This is general information, not financial advice. Your circumstances are unique — always speak to a qualified mortgage broker before making financial decisions. This page may contain affiliate links. Affiliate disclosure · Terms

Your Buyer's Mortgage Has Been Refused: What It Means for You as a Seller

Updated 2026-03-319 min read
UK mortgage and property guidance

You are a few weeks into a sale when your estate agent calls with bad news: your buyer's mortgage has been refused. Not just delayed — refused. The sale is dead unless something changes. This is one of the most common causes of chain collapse in UK property, and understanding what it means for you — and what your options are — is essential.

The Two Categories of Mortgage Refusal

The most important distinction to make when a buyer's mortgage is refused is whether the problem lies with the buyer or with the property. These two scenarios call for completely different responses.
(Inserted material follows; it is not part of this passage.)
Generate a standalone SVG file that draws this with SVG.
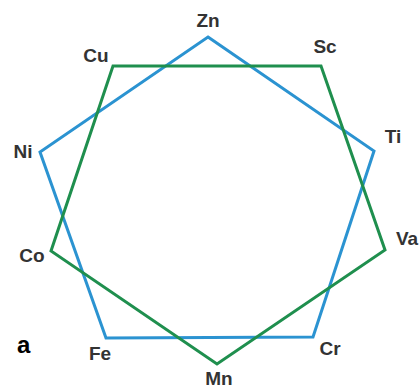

Category 1: Refused Because of the Buyer

A mortgage can be refused because of issues with the buyer's personal financial situation:

  • Credit history problems: A CCJ, default, missed payments, or recent bankruptcy that the buyer did not disclose (or did not know about)
  • Affordability: The buyer's income is insufficient to support the loan they applied for, particularly if the property is priced higher than the lender's income multiples allow
  • Change in circumstances: The buyer has changed job, taken out new credit, or had a reduction in income between offer and application
  • Deposit issues: The source of the deposit cannot be verified to the lender's satisfaction (gift from overseas, cash savings without documentation)

If the refusal is buyer-specific, the property itself is mortgageable. A different buyer — one without those financial issues — should be able to obtain a mortgage on the same property without difficulty. In this case, your response is to find a replacement buyer through standard re-marketing.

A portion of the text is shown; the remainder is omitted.